News Tickers: Everything Changed After 9/11
While everything didn’t change after 9/11, one of the things that did was the presentation of television news. James Poniewozik for TIME:
The morning of Sept. 11, 2001, there was more news than the country could bear and more than a TV screen could fit. Beyond the plane crashes and burning buildings, reports and rumors abounded of other attacks, explosions, evacuations. There was chaos, fear and both literal and figurative smoke clouding the situation. There was too much to process and too much to transmit; the news was on overload.
Enter the ticker: the steady stream of headlines that glided along the bottom of the screen while anchors did interviews, while leaders addressed the public, while the towers fell. Fox News, which in so many ways set the tone, volume and attitude of cable news in the ’00s, was first to deploy the ticker that morning, followed by CNN and MSNBC. It was an improvisational call — a simple, old-fashioned solution (harkening back to the “zipper” installed on the New York Times building in 1928) to a modern problem.

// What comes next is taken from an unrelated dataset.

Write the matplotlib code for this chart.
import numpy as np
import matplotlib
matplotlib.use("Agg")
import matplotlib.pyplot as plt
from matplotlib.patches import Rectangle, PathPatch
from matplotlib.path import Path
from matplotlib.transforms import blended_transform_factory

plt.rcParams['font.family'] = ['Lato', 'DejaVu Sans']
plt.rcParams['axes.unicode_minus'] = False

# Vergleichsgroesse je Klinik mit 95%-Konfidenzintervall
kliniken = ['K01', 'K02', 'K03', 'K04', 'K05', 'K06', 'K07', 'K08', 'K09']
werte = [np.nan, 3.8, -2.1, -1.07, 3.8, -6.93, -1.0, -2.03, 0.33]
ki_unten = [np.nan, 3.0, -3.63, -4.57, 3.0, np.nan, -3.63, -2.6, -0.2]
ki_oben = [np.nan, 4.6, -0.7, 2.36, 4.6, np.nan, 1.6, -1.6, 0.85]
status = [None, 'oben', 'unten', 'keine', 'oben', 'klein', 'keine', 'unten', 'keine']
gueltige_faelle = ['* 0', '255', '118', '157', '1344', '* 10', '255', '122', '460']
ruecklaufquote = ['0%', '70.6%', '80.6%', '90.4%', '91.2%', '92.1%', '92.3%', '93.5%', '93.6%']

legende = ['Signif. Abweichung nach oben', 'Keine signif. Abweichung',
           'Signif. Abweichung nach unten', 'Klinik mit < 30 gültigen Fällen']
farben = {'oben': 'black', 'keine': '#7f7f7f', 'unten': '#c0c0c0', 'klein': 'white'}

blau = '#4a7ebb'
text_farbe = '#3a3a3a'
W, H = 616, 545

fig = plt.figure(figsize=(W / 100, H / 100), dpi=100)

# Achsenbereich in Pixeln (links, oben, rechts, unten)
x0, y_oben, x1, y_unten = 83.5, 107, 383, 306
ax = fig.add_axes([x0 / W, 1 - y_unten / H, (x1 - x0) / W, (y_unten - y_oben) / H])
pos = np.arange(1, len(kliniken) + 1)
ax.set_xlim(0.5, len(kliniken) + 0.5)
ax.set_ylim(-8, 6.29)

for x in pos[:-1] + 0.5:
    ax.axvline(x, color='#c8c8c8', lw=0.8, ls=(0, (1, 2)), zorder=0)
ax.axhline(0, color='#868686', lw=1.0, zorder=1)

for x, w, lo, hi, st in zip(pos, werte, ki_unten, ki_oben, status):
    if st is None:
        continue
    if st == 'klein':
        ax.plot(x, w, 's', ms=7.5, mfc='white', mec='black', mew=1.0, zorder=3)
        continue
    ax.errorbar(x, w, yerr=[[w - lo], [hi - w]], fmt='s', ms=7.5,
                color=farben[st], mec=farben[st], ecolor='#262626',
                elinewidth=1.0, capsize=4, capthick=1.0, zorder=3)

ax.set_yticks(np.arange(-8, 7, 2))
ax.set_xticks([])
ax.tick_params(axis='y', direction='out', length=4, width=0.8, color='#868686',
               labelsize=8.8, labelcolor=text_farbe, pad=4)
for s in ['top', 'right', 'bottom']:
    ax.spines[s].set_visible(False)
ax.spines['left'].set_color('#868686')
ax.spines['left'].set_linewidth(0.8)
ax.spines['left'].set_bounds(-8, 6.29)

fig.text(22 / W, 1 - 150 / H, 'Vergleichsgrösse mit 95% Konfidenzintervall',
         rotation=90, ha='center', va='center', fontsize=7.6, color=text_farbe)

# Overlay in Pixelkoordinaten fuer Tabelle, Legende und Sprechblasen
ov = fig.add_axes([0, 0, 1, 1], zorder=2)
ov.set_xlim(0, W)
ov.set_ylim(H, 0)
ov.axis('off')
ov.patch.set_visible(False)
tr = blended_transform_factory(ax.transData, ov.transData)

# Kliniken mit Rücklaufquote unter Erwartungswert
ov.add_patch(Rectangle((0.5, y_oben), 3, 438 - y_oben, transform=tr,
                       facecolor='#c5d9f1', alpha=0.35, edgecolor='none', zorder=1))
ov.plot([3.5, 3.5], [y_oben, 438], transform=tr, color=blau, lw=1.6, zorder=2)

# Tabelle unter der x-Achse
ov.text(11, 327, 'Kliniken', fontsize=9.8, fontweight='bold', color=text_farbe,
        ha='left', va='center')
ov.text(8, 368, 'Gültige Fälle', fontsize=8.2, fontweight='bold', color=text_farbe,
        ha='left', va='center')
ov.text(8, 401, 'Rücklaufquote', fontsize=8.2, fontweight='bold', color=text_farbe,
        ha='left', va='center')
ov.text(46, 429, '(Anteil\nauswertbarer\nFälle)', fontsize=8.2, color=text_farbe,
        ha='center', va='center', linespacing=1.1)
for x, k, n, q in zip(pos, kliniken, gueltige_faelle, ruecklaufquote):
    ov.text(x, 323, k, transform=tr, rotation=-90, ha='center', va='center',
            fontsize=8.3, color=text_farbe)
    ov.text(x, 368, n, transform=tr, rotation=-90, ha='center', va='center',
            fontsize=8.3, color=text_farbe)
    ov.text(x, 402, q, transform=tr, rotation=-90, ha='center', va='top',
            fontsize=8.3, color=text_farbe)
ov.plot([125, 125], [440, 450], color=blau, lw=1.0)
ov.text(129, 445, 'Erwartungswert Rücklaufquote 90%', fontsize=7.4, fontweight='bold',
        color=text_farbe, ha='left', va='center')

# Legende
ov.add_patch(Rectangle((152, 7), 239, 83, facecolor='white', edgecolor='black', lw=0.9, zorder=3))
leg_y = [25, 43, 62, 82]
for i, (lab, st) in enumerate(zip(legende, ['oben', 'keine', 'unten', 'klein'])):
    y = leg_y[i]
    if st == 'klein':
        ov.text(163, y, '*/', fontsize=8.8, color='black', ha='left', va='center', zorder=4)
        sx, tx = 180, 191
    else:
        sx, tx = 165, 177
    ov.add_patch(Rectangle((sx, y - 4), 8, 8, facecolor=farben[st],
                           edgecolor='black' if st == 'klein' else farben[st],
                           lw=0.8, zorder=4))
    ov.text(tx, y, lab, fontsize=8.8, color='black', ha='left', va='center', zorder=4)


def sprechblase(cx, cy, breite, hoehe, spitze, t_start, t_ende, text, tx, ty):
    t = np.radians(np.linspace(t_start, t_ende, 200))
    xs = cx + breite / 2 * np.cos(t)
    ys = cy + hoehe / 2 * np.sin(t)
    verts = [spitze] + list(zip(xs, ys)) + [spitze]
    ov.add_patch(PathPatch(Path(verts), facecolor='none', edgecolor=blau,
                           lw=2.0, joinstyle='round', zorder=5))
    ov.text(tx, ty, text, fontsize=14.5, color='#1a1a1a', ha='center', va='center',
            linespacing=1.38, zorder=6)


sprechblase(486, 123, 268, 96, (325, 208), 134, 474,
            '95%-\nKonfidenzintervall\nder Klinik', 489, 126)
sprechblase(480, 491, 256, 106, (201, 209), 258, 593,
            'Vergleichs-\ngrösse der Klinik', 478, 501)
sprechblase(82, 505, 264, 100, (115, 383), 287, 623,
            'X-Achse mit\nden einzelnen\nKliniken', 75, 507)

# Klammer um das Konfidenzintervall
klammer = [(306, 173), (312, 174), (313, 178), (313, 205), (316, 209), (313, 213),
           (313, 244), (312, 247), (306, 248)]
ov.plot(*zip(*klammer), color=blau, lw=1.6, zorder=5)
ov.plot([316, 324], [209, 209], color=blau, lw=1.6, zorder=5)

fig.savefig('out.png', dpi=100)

After the shock wore off and the smoke cleared, the ticker remained. It became not just a tool but a symbol. It was a message in itself, a constant prod, an emblem of a media era of constant crisis mode and steady overstimulation. At first, the ticker was like a relief valve, a way for millions of anxious viewers to tune in and quickly get updated: white house evacuated … faa has shut down all domestic flights … red cross appeal — blood donations … 2 aircraft carriers have been deployed … Then it became a kind of anxious Greek chorus of constant low-level chatter: anthrax scare … shoe bomb …
The emergency receded, but the signifier of emergency never did. Crawls were used on TV before 9/11 — but temporarily, for major breaking news, weather emergencies, elections, national crises. They asked for heightened alertness, gave your pulse reason to quicken just a little. And now, the data stream onscreen seemed to say, the emergency was permanent; the warning lights were always flashing.
Indeed, even on sports programming, where no such urgency exists, the ticker is now ever-present. It’s been with us so long that I’d buried the origin. But I still find it annoying and distracting, beckoning me to read to see what’s new rather than concentrate on what’s on the big screen.
“Indeed, even on sports programming, where no such urgency exists, the ticker is now ever-present.”
Heh, indeedy. I particularly like the Fox claim that the ticker on the Simpsons might be mistaken for real Fox news…
I would assert that the constant stream of actual headlines at the bottom of the screen also freed these networks to stuff their schedules even more fully with more commentary/opinion shows and less actual news coverage.
Of course, that was a condition of the mid-90s. Now, anyone with a smart phone can pull up those same headlines (and much more) on a small device in the palm of their hands from anywhere at any time. We have gone from the troubling condition of “news channels” not providing much actual news to not really needing “news channels” for news at all.
For many of us, the “news channel” is effectively a “news-related commentary/opinion channel” 98% of the time and, for that other 2% of the time something really important is happening, an audio/visual security blanket.